It is a very unfortunate tendency of contemporary (post-industrial) cultural thinking that the subject-object relationship of proper cause and effect is generally seen in reverse. This tendency to read reality ‘backwards’ has all sorts of dire consequences which undermine efficient communication and reception.
Let me put is clearly in this way: The subject (me or you) creates meaning in the process of living a life. During an average lifetime, most people will experience all sorts of things, and although there may be a tendency to experience one particular kind of thing more than others (depending on one’s personality and socio-economic status), most people will experience such a range of things that you will not be able to categorise either them or their experiences in a few easy words.
That is the reality. The subject experiences life. And that is meaningful. The interpretation of the experience is not as meaningful as the experience itself, however, since interpretation is a process one step removed from the actual experience of life — from actual meaning.
Now, let us talk about the object of experience. The object of experience is the person who is seen by someone else to be doing something. This object of experience is two steps away from the generation of actual meaning about life. Let me reiterate: The subject experiencing life is the most meaningful form of reality. Next, the subject interpreting their own experiences of life is rather meaningful (although this mode of representation is a diluted form of meaning.) Finally, some looker on watching the subject experience life and/or interpret their own experiences is three or four steps away from ascertaining the real meaning of the subject’s experience of life.
We get it back to front, however, more than often. For instance, we (as spectators) see the subject doing something or being something — and then the interpretation we make from a position three or four steps away from the point where meaning is generated becomes the point from which all meaning is proposed to emanate.
Thus we see that some poor person has fallen into a trap set for them, and has become a victim of some sort. It was an event that was just part of the subject’s myriad dimensions of experience in life. However, we conclude (in our detachment) that this is a defining event from which the subject’s character and identity emanates.

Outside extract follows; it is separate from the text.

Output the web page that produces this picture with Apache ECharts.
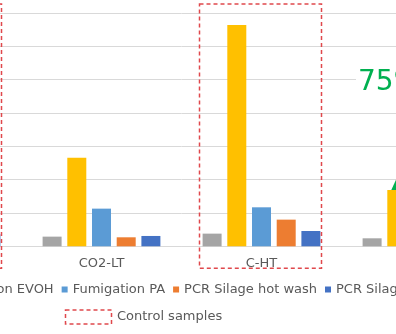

Wrong!
Identity does not emanate either from a subject’s experience of any particular event. Rather, identity is always in the process of being made and reinvented — primarily be the subject herself, but then secondly by you in the position of the spectator (where you are standing, three or four spaces removed from her actual reality.)
So, to put this in more formulaic terms: If a person claims to have experienced a state of anger, or a state of happiness, or victimhood, that does not make them fixed in that position evermore, as a) an angry person, (b) a happy person, or (c) an eternal victim. No! Those are just passing phases of life, which we all go through.
You cannot turn a person’s experiences (or even your or their interpretations thereof) into an identity, expecting someone to wear your interpretation henceforth. That is very wrong.
You really have it backwards, when you do that.